Ages & Stages:
Talk to Action – Session 2 Recap
On April 30th, partners gathered for the second session of our Talk to Action series, bringing four Collaborative Action Networks—Early Learning, High School & Beyond, Wellbeing & Mental Health, and Racial Equity—into the same room to cross-collaborate within their respective outcome areas. Where Session 1 surfaced the adaptive challenges and conflict dynamics holding the status quo in place, Session 2 had us dig our heels in deeper using the Equitable Results Framework (adapted from the Annie E. Casey Foundation) to align on the Results statement, universal population, and focus population that anchors each CAN’s work.
A deep thank-you to our Data Council for the CAN Data Menu—the shared, data-informed guide that made the difference between an aspirational conversation and a concrete one.

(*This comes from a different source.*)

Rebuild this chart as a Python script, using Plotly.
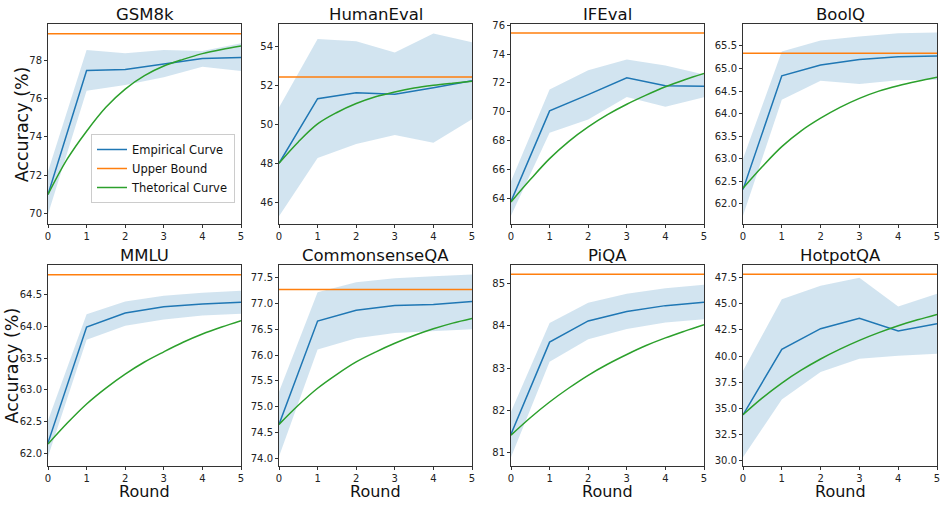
import plotly.graph_objects as go

# ---------------- data ----------------
rounds = [0, 1, 2, 3, 4, 5]
theo_x = [0, 0.5, 1, 1.5, 2, 2.5, 3, 3.5, 4, 4.5, 5]
x_ticks = [0, 1, 2, 3, 4, 5]

benchmarks = ["GSM8k", "HumanEval", "IFEval", "BoolQ",
              "MMLU", "CommonsenseQA", "PiQA", "HotpotQA"]
series_names = ["Empirical Curve", "Upper Bound", "Thetorical Curve"]
x_title = "Round"
y_title = "Accuracy (%)"

gsm8k_emp = [71.0, 77.47, 77.52, 77.8, 78.1, 78.15]
gsm8k_lo = [69.97, 76.41, 76.71, 77.11, 77.67, 77.44]
gsm8k_hi = [72.2, 78.54, 78.37, 78.54, 78.49, 78.89]
gsm8k_ub = 79.39
gsm8k_theo = [71.0, 72.85, 74.3, 75.55, 76.5, 77.2, 77.7, 78.05, 78.35, 78.57, 78.75]

humaneval_emp = [48.0, 51.33, 51.64, 51.56, 51.9, 52.26]
humaneval_lo = [45.27, 48.27, 48.99, 49.46, 49.06, 50.27]
humaneval_hi = [50.88, 54.41, 54.29, 53.72, 54.7, 54.24]
humaneval_ub = 52.45
humaneval_theo = [48.0, 49.1, 50.03, 50.62, 51.08, 51.43, 51.68, 51.88, 52.02, 52.13, 52.23]

ifeval_emp = [63.79, 70.06, 71.19, 72.35, 71.81, 71.77]
ifeval_lo = [62.8, 68.55, 69.46, 71.03, 70.34, 71.0]
ifeval_hi = [65.18, 71.54, 72.88, 73.62, 73.2, 72.58]
ifeval_ub = 75.45
ifeval_theo = [63.75, 65.3, 66.75, 67.95, 68.95, 69.8, 70.52, 71.15, 71.73, 72.22, 72.65]

boolq_emp = [62.32, 64.84, 65.08, 65.2, 65.26, 65.28]
boolq_lo = [61.74, 64.31, 64.73, 64.66, 64.74, 64.75]
boolq_hi = [63.0, 65.38, 65.62, 65.71, 65.78, 65.8]
boolq_ub = 65.34
boolq_theo = [62.35, 62.83, 63.27, 63.62, 63.9, 64.14, 64.34, 64.5, 64.62, 64.72, 64.81]

mmlu_emp = [62.17, 63.99, 64.21, 64.31, 64.35, 64.38]
mmlu_lo = [61.95, 63.79, 64.01, 64.11, 64.17, 64.2]
mmlu_hi = [62.52, 64.19, 64.39, 64.48, 64.53, 64.56]
mmlu_ub = 64.81
mmlu_theo = [62.15, 62.48, 62.78, 63.03, 63.25, 63.44, 63.6, 63.75, 63.88, 63.99, 64.09]

csqa_emp = [74.66, 76.66, 76.87, 76.96, 76.98, 77.04]
csqa_lo = [74.04, 76.11, 76.33, 76.43, 76.47, 76.5]
csqa_hi = [75.29, 77.22, 77.41, 77.49, 77.53, 77.56]
csqa_ub = 77.27
csqa_theo = [74.66, 75.03, 75.36, 75.63, 75.87, 76.06, 76.23, 76.38, 76.51, 76.62, 76.71]

piqa_emp = [81.44, 83.61, 84.11, 84.33, 84.47, 84.55]
piqa_lo = [80.9, 83.15, 83.68, 83.92, 84.07, 84.15]
piqa_hi = [81.97, 84.06, 84.54, 84.75, 84.88, 84.96]
piqa_ub = 85.21
piqa_theo = [81.42, 81.83, 82.2, 82.53, 82.83, 83.09, 83.32, 83.53, 83.71, 83.87, 84.02]

hotpot_emp = [34.37, 40.65, 42.62, 43.61, 42.4, 43.1]
hotpot_lo = [30.32, 35.86, 38.48, 39.75, 40.04, 40.23]
hotpot_hi = [38.61, 45.43, 46.73, 47.5, 44.73, 45.97]
hotpot_ub = 47.82
hotpot_theo = [34.4, 36.0, 37.42, 38.65, 39.72, 40.66, 41.5, 42.24, 42.9, 43.47, 43.99]

emp_all = [gsm8k_emp, humaneval_emp, ifeval_emp, boolq_emp, mmlu_emp, csqa_emp, piqa_emp, hotpot_emp]
lo_all = [gsm8k_lo, humaneval_lo, ifeval_lo, boolq_lo, mmlu_lo, csqa_lo, piqa_lo, hotpot_lo]
hi_all = [gsm8k_hi, humaneval_hi, ifeval_hi, boolq_hi, mmlu_hi, csqa_hi, piqa_hi, hotpot_hi]
ub_all = [gsm8k_ub, humaneval_ub, ifeval_ub, boolq_ub, mmlu_ub, csqa_ub, piqa_ub, hotpot_ub]
theo_all = [gsm8k_theo, humaneval_theo, ifeval_theo, boolq_theo, mmlu_theo, csqa_theo, piqa_theo, hotpot_theo]

# ---------------- layout / style ----------------
W, H = 946, 507
col_px = [(48, 241), (279, 472), (511, 704), (743, 937)]
row_px = [(24.3, 224.3), (265.3, 465.7)]
ytitle_x_px = [22, 11]
y_ranges = [[69.44, 79.88], [44.85, 55.17], [62.2, 76.06], [61.55, 65.98],
            [61.81, 64.96], [73.86, 77.74], [80.70, 85.42], [29.52, 48.68]]
y_dticks = [2, 2, 2, 0.5, 0.5, 0.5, 1, 2.5]
y_fmts = ["d", "d", "d", ".1f", ".1f", ".1f", "d", ".1f"]

BLUE = "#1f77b4"
ORANGE = "#ff7f0e"
GREEN = "#2ca02c"
FONT = "DejaVu Sans"

fig = go.Figure()
layout_axes = {}
annotations = []

for i in range(8):
    r, c = divmod(i, 4)
    n = i + 1
    xa = "x" if n == 1 else f"x{n}"
    ya = "y" if n == 1 else f"y{n}"
    first = (i == 0)

    # band
    fig.add_trace(go.Scatter(
        x=rounds + rounds[::-1], y=hi_all[i] + lo_all[i][::-1],
        fill="toself", fillcolor="rgba(31,119,180,0.2)",
        line=dict(width=0, color="rgba(0,0,0,0)"), mode="lines",
        hoverinfo="skip", showlegend=False, xaxis=xa, yaxis=ya))
    # empirical
    fig.add_trace(go.Scatter(
        x=rounds, y=emp_all[i], mode="lines", name=series_names[0],
        line=dict(color=BLUE, width=1.5), showlegend=first, legendrank=1,
        xaxis=xa, yaxis=ya))
    # upper bound
    fig.add_trace(go.Scatter(
        x=[rounds[0], rounds[-1]], y=[ub_all[i], ub_all[i]], mode="lines",
        name=series_names[1], line=dict(color=ORANGE, width=1.5),
        showlegend=first, legendrank=2, xaxis=xa, yaxis=ya))
    # theoretical
    fig.add_trace(go.Scatter(
        x=theo_x, y=theo_all[i], mode="lines", name=series_names[2],
        line=dict(color=GREEN, width=1.5, shape="spline"),
        showlegend=first, legendrank=3, xaxis=xa, yaxis=ya))

    x0, x1 = col_px[c]
    yt, yb = row_px[r]
    common = dict(showline=True, linecolor="#333333", linewidth=1, mirror=True,
                  ticks="outside", ticklen=3, tickwidth=0.8, tickcolor="#333333",
                  showgrid=False, zeroline=False, automargin=False,
                  tickfont=dict(family=FONT, size=10, color="#222222"))
    xkey = "xaxis" if n == 1 else f"xaxis{n}"
    ykey = "yaxis" if n == 1 else f"yaxis{n}"
    layout_axes[xkey] = dict(domain=[x0 / W, x1 / W], anchor=ya, range=[0, 5],
                             tickmode="array", tickvals=x_ticks, **common)
    layout_axes[ykey] = dict(domain=[1 - yb / H, 1 - yt / H], anchor=xa, range=y_ranges[i],
                             tickmode="linear", tick0=0, dtick=y_dticks[i],
                             tickformat=y_fmts[i], **common)

    # subplot title
    annotations.append(dict(
        text=benchmarks[i], xref="paper", yref="paper",
        x=(x0 + x1) / 2 / W, y=1 - (yt - 9.5) / H,
        xanchor="center", yanchor="middle", showarrow=False,
        font=dict(family=FONT, size=16.5, color="#111111")))
    # x title (bottom row)
    if r == 1:
        annotations.append(dict(
            text=x_title, xref="paper", yref="paper",
            x=(x0 + x1) / 2 / W, y=1 - 491 / H,
            xanchor="center", yanchor="middle", showarrow=False,
            font=dict(family=FONT, size=16, color="#111111")))
    # y title (left column)
    if c == 0:
        annotations.append(dict(
            text=y_title, xref="paper", yref="paper", textangle=-90,
            x=ytitle_x_px[r] / W, y=1 - (yt + yb) / 2 / H,
            xanchor="center", yanchor="middle", showarrow=False,
            font=dict(family=FONT, size=17.5, color="#111111")))

fig.update_layout(
    width=W, height=H,
    margin=dict(l=0, r=0, t=0, b=0, autoexpand=False),
    paper_bgcolor="white", plot_bgcolor="white",
    showlegend=True,
    legend=dict(x=235 / W, y=1 - 203 / H, xanchor="right", yanchor="bottom",
                bgcolor="rgba(255,255,255,0.8)", bordercolor="#cccccc", borderwidth=1,
                font=dict(family=FONT, size=11.5, color="#111111"),
                tracegroupgap=0, itemwidth=30),
    annotations=annotations,
    **layout_axes,
)

fig.write_html(
    "out.html",
    config={"displayModeBar": False},
    post_script="document.body.style.margin='0';document.body.style.padding='0';"
                "document.body.style.overflow='hidden';",
)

Building Momentum: Partners Ground Strategy in the Equitable Results Series
Session 2: Aligning on Results, Populations, and Indicators
Results Statement: A Common Goal, Differentiated by Population
Each CAN worked to sharpen its Results statement—the condition of well-being we are pursuing for a whole population by a defined year. The richest discussion came in differentiating between the universal population (the whole group of young people the result speaks to) and the focus population (those for whom outcomes are most inequitable today, and where targeted strategies are most needed). Naming both with intention is what keeps the work universal in ambition and equitable in design.
Core Indicators & the CAN Data Menu
With Results statements in view, groups used the CAN Data Menu to determine the core indicators that will tell us whether the condition of well-being is actually improving. These indicators—paired with a baseline and source—are what make a Results statement measurable rather than rhetorical, and they set the stage for the performance measures each CAN will commit to in the coming school year.
Scoping Phase vs. Implementation Phase
The workshop block of the meeting was used to double down on where each group actually is along the ERS Pathway. Irrespective of where the CANs are, scoping involves naming key factors, mapping what each organization brings to the table, and validating the focus population—while implementation involves translating those key factors into universal and targeted strategies, validating those strategies with the focus population, and running small tests of change within partner environments to assess their efficacy through data before scaling them more broadly. What matters most is that each CAN is clear and aligned on the phase it is in. Getting honest about the phase a group is in fine-tuned the next steps in a way that one-size-fits-all planning never could.
Equity Stance: Who Is Being Centered?
Across every CAN, partners held the same question at the front of the work: Who is being centered, and who will be better off as a result? Asking it during strategy design—not after—is how Eastside Pathways keeps alignment from becoming alignment for its own sake, and how we stay accountable to the children, youth, parents, and caregivers most impacted by the conditions we are trying to change.
Session 2 marked a meaningful turn in this series—from diagnosing the system to grounding our work in shared results, populations, and indicators. As the ERS framework reminds us, CANs are a space to explore, develop, test, and study—and it is ultimately on leaders to institutionalize and systematize the solutions in their areas of impact.
In Session 3, happening the last week of May, we will take a deep dive into Performance Measures—where each CAN defines its implementation scope, decision-makers, and the cross-organizational supports needed to bring this strategy to life. We invite all partners to join us as we continue moving from talk to action. This work moves at the speed of trust and engagement—and your participation is essential. Together, we can build strong, reliable pathways that support children, youth, and their parents and caregivers across our community.